Console.WriteLine(user.Name);

Exceptions As Expected Outcomes

When a user enters an invalid email or a record isn't found, these aren't truly exceptional circumstances –they're expected, predictable outcomes that should be part of your normal business logic. Using exceptions for these scenarios treats routine validation as a crisis.

Performance Impact in Hot Paths

While not always significant, throwing exceptions involves stack unwinding which can be hundreds of times slower than returning a value.
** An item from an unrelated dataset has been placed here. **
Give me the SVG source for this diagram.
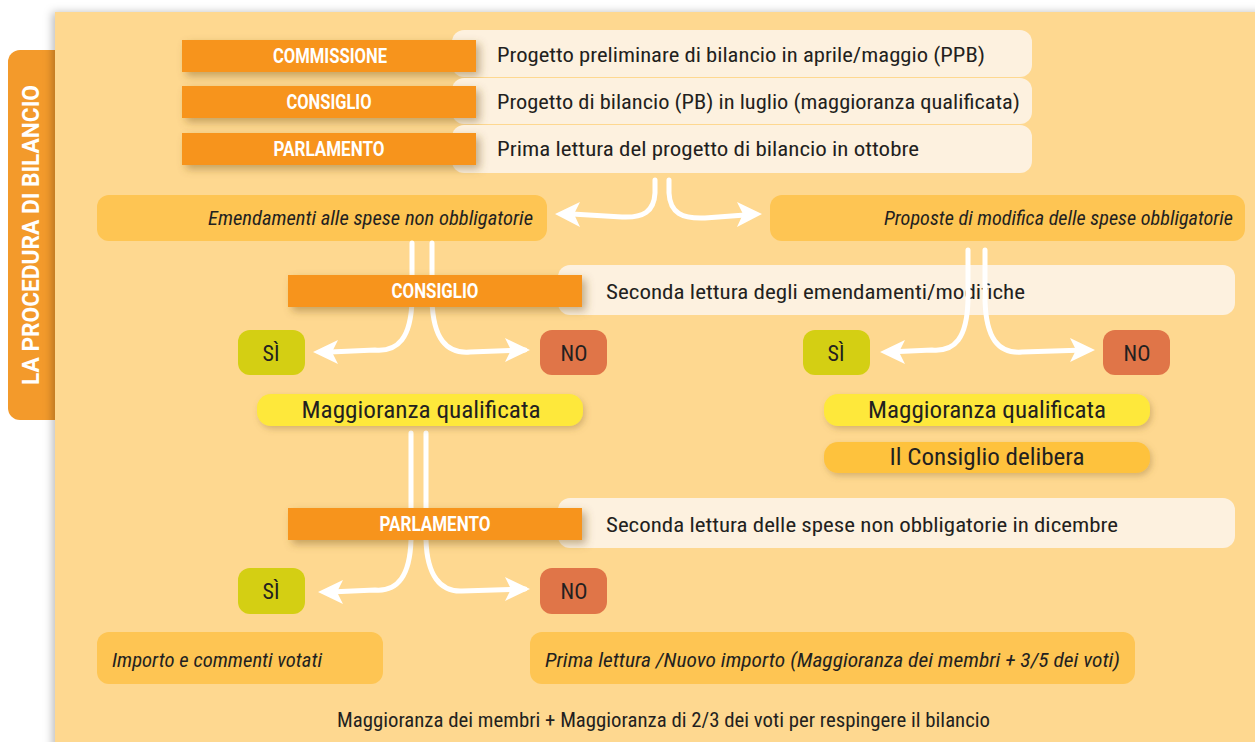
<svg xmlns="http://www.w3.org/2000/svg" width="1255" height="742" viewBox="0 0 1255 742">
<defs>
<filter id="sh" x="-10%" y="-30%" width="130%" height="180%">
<feDropShadow dx="4" dy="4" stdDeviation="4" flood-color="#7a5a20" flood-opacity="0.45"/>
</filter>
<filter id="sh2" x="-10%" y="-30%" width="130%" height="180%">
<feDropShadow dx="2" dy="3" stdDeviation="3" flood-color="#8a6a30" flood-opacity="0.35"/>
</filter>
<filter id="psh" x="-5%" y="-5%" width="110%" height="110%">
<feDropShadow dx="-3" dy="0" stdDeviation="4" flood-color="#000" flood-opacity="0.25"/>
</filter>
<style>
.t{font-family:"Liberation Sans Narrow","Roboto Condensed","Roboto","Liberation Sans",sans-serif;fill:#231f20;font-size:21px}
.i{font-style:italic}
.h{font-family:"Roboto","Liberation Sans",sans-serif;font-weight:bold;fill:#fff;font-size:20px;text-anchor:middle}
.c{text-anchor:middle}
.org{fill:#f7941e}
.cream{fill:#fdf1df}
.amb{fill:#fec553}
.si{fill:#d4cf13}
.no{fill:#e07548}
.yel{fill:#fee83b}
.ln{fill:none;stroke:#fff;stroke-width:5;stroke-linecap:round;stroke-linejoin:round}
.ah{fill:#fff}
</style>
</defs>
<rect width="1255" height="742" fill="#fff"/>
<g id="tab">
<rect x="8" y="50" width="70" height="370" rx="12" fill="#f39a2b"/>
<text transform="translate(39,235) rotate(-90)" class="h" style="font-size:24px" textLength="300" lengthAdjust="spacingAndGlyphs">LA PROCEDURA DI BILANCIO</text>
</g>
<rect id="panel" x="55" y="12" width="1210" height="740" fill="#fed890" filter="url(#psh)"/>

<g id="row1">
<rect x="452" y="30" width="580" height="47" rx="12" class="cream"/>
<rect x="182" y="40" width="294" height="32" class="org" filter="url(#sh)"/>
<text x="330" y="63" class="h" textLength="114" lengthAdjust="spacingAndGlyphs">COMMISSIONE</text>
<text x="497" y="62" class="t" textLength="488" lengthAdjust="spacingAndGlyphs">Progetto preliminare di bilancio in aprile/maggio (PPB)</text>
</g>
<g id="row2">
<rect x="452" y="78" width="580" height="46" rx="12" class="cream"/>
<rect x="182" y="86" width="294" height="32" class="org" filter="url(#sh)"/>
<text x="329" y="109" class="h" textLength="85" lengthAdjust="spacingAndGlyphs">CONSIGLIO</text>
<text x="497" y="109" class="t" textLength="523" lengthAdjust="spacingAndGlyphs">Progetto di bilancio (PB) in luglio (maggioranza qualificata)</text>
</g>
<g id="row3">
<rect x="452" y="125" width="580" height="48" rx="12" class="cream"/>
<rect x="182" y="133" width="294" height="32" class="org" filter="url(#sh)"/>
<text x="329" y="156" class="h" textLength="111" lengthAdjust="spacingAndGlyphs">PARLAMENTO</text>
<text x="497" y="156" class="t" textLength="422" lengthAdjust="spacingAndGlyphs">Prima lettura del progetto di bilancio in ottobre</text>
</g>

<g id="emend">
<rect x="97" y="195" width="450" height="46" rx="12" class="amb"/>
<text x="533" y="225" class="t i" text-anchor="end" textLength="325" lengthAdjust="spacingAndGlyphs">Emendamenti alle spese non obbligatorie</text>
</g>
<g id="proposte">
<rect x="770" y="195" width="475" height="46" rx="12" class="amb"/>
<text x="1233" y="225" class="t i" text-anchor="end" textLength="349" lengthAdjust="spacingAndGlyphs">Proposte di modifica delle spese obbligatorie</text>
</g>

<g id="connectors-back">
<path class="ln" d="M412,243 L412,300 C411,338 398,352 375,350 L330,352"/>
<path class="ln" d="M432,243 L432,300 C433,338 446,354 470,352 L525,350"/>
<path class="ln" d="M411,433 L411,540 C410,575 398,592 375,590 L330,592"/>
<path class="ln" d="M426,433 L426,540 C427,575 440,592 462,591 L525,589"/>
</g>

<g id="consiglio2">
<rect x="558" y="265" width="677" height="50" rx="12" class="cream"/>
<rect x="288" y="275" width="294" height="32" class="org" filter="url(#sh)"/>
<text x="435" y="298" class="h" textLength="87" lengthAdjust="spacingAndGlyphs">CONSIGLIO</text>
<text x="606" y="299" class="t" textLength="419" lengthAdjust="spacingAndGlyphs">Seconda lettura degli emendamenti/modifiche</text>
</g>

<g id="parlamento2">
<rect x="558" y="498" width="677" height="50" rx="12" class="cream"/>
<rect x="288" y="508" width="294" height="32" class="org" filter="url(#sh)"/>
<text x="435" y="531" class="h" textLength="111" lengthAdjust="spacingAndGlyphs">PARLAMENTO</text>
<text x="606" y="532" class="t" textLength="512" lengthAdjust="spacingAndGlyphs">Seconda lettura delle spese non obbligatorie in dicembre</text>
</g>

<g id="connectors">
<path class="ln" d="M655,180 L655,193 C654,212 643,218 622,217 L572,214"/>
<polygon class="ah" points="555,214 580,202 574,214 580,227"/>
<path class="ln" d="M669,180 L669,193 C670,213 682,219 705,218 L745,215"/>
<polygon class="ah" points="762,214 737,202 743,214 737,227"/>
<polygon class="ah" points="313,352 338,340 332,352 338,364"/>
<polygon class="ah" points="530,350 505,338 511,350 505,362"/>
<path class="ln" d="M968,250 L968,300 C967,338 955,352 932,350 L888,352"/>
<path class="ln" d="M985,250 L985,300 C986,338 998,354 1022,352 L1085,350"/>
<polygon class="ah" points="880,352 905,340 899,352 905,364"/>
<polygon class="ah" points="1095,350 1070,338 1076,350 1070,362"/>
<polygon class="ah" points="318,592 343,580 337,592 343,604"/>
<polygon class="ah" points="530,589 505,577 511,589 505,601"/>
</g>

<g id="si1"><rect x="238" y="330" width="67" height="45" rx="12" class="si"/><text x="271" y="361" class="t c" style="font-size:22px">SÌ</text></g>
<g id="no1"><rect x="540" y="330" width="67" height="45" rx="12" class="no"/><text x="574" y="361" class="t c" style="font-size:22px">NO</text></g>
<g id="si2"><rect x="803" y="330" width="67" height="45" rx="12" class="si"/><text x="836" y="361" class="t c" style="font-size:22px">SÌ</text></g>
<g id="no2"><rect x="1103" y="330" width="67" height="45" rx="12" class="no"/><text x="1137" y="361" class="t c" style="font-size:22px">NO</text></g>

<g id="mq1"><rect x="257" y="394" width="326" height="32" rx="14" class="yel" filter="url(#sh2)"/><text x="421" y="418" class="t c" style="font-size:23px" textLength="239" lengthAdjust="spacingAndGlyphs">Maggioranza qualificata</text></g>
<g id="mq2"><rect x="824" y="394" width="326" height="32" rx="14" class="yel" filter="url(#sh2)"/><text x="987" y="418" class="t c" style="font-size:23px" textLength="238" lengthAdjust="spacingAndGlyphs">Maggioranza qualificata</text></g>
<g id="delibera"><rect x="824" y="442" width="326" height="31" rx="14" fill="#fec23e" filter="url(#sh2)"/><text x="987" y="465" class="t c" style="font-size:23px" textLength="195" lengthAdjust="spacingAndGlyphs">Il Consiglio delibera</text></g>

<g id="si3"><rect x="238" y="568" width="67" height="46" rx="12" class="si"/><text x="271" y="599" class="t c" style="font-size:22px">SÌ</text></g>
<g id="no3"><rect x="540" y="568" width="67" height="46" rx="12" class="no"/><text x="574" y="599" class="t c" style="font-size:22px">NO</text></g>

<g id="importo"><rect x="97" y="632" width="286" height="52" rx="12" class="amb"/><text x="112" y="667" class="t i" textLength="210" lengthAdjust="spacingAndGlyphs">Importo e commenti votati</text></g>
<g id="prima"><rect x="530" y="632" width="605" height="52" rx="12" class="amb"/><text x="545" y="667" class="t i" textLength="575" lengthAdjust="spacingAndGlyphs">Prima lettura /Nuovo importo (Maggioranza dei membri + 3/5 dei voti)</text></g>

<g id="footer"><text x="337" y="727" class="t" textLength="653" lengthAdjust="spacingAndGlyphs">Maggioranza dei membri + Maggioranza di 2/3 dei voti per respingere il bilancio</text></g>
</svg>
In tight loops or high-throughput APIs, this overhead accumulates quickly.

// Which exceptions should I catch? All of them? Specific ones?
try
{
    var user = _userService.GetUser(id);
    var order = _orderService.CreateOrder(user);
    var payment = _paymentService.ProcessPayment(order);
}
catch (Exception ex)  // Too broad? Catching things we shouldn't?
{
    // Which operation failed? Hard to tell.
    return StatusCode(500, "Something went wrong");
}

OneOf Provides a Cleaner Alternative

OneOf makes failures explicit, type-safe, and part of the method signature. When you see a method that returns OneOf<Success<T>, Failure>, you immediately know:

1. This method can fail

2. You must handle both success and failure cases

3. The compiler will enforce this

The following code shows how to implement it:

// Define your result types
public record Success<T>(T Value);
public record Failure(ErrorType Type, string[] Messages);

public enum ErrorType 
{
    Validation,
    NotFound,
    Database,
    Conflict,
}

// The signature now TELLS you this can fail
public OneOf<Success<User>, Failure> GetUser(int id)
{
    try
    {
        var user = _dbContext.Users.Find(id);

        if (user == null)
            return new Failure(ErrorType.NotFound, new[] { $"User {id} not found" });

        return new Success<User>(user);
    }
    catch (DbException ex)
    {
        return new Failure(ErrorType.Database, new[] { "Database error", ex.Message });
    }
}

// Usage: Now the caller MUST handle both cases - compiler enforces it
public IActionResult GetUserEndpoint(int id)
{
    var result = _userService.GetUser(id);

    return result.Match(
        success => Ok(success.Value),
        failure => failure.Type switch
        {
            ErrorType.NotFound => NotFound(new { errors = failure.Messages }),
            ErrorType.Database => StatusCode(500, new { errors = failure.Messages }),
            ErrorType.Validation => BadRequest(new { errors = failure.Messages }),
            ErrorType.Conflict => Conflict(new { errors = failure.Messages }),
            _ => StatusCode(500, new { errors = failure.Messages })
        }
    );
}

What makes this better?

• It’s self-documenting: The method signature explicitly states "this returns a User OR a Failure" – no hidden surprises.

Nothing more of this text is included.